Reports that Apple may not increase production of its new iPhone range because of weaker than expected demand have caused a minor market commotion. Apple’s share price fell 4 per cent in early trading on Wednesday as the wider S&P 500 rose. The dip is proof of the smartphone’s continued importance to the company despite Apple’s efforts to diversify.
For investors, however, Apple’s production plans are conjecture. It has not provided iPhones sales numbers since 2018. It is not possible to distinguish between rising prices and rising sales when looking at revenue. Third-party estimates suggest healthy demand. Counterpoint Research claims that Apple sold 238mn iPhones last year, up from 201mn the previous year
Increasingly complicated launches make things even more difficult. Instead of one annual upgrade it offers multiple designs. This year only Pro models came with the most powerful A16 Bionic chip.

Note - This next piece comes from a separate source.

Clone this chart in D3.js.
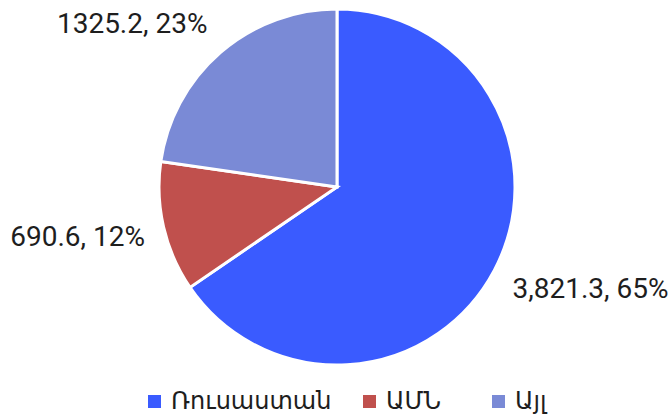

Morgan Stanley reports that waiting times for Pro models are the longest of any iPhone sold in the past six years, although waiting times for other models are nowhere near as long. It is not surprising that Apple fans interested in the latest product might not care much for updates with fewer bells and whistles.
As long as demand for the expensive Pro versions is high, Apple has little to worry about. Although it did not raise US prices from last year it will record an impressive revenue increase if demand for the most expensive models is particularly high.
Steady sales are necessary if Apple is to retain its reputation as a market haven amid potential global recession. The signs are good. Almost a quarter of sales come from services, where subscriptions provide recurring revenue.
This year, Apple is expected to report net income above $100bn for the first time. Much of that will flow back to investors via share buybacks. The question is what will happen when overseas sales are converted into dollars. Apple watchers should be more concerned by the strength of the dollar than demand for phones.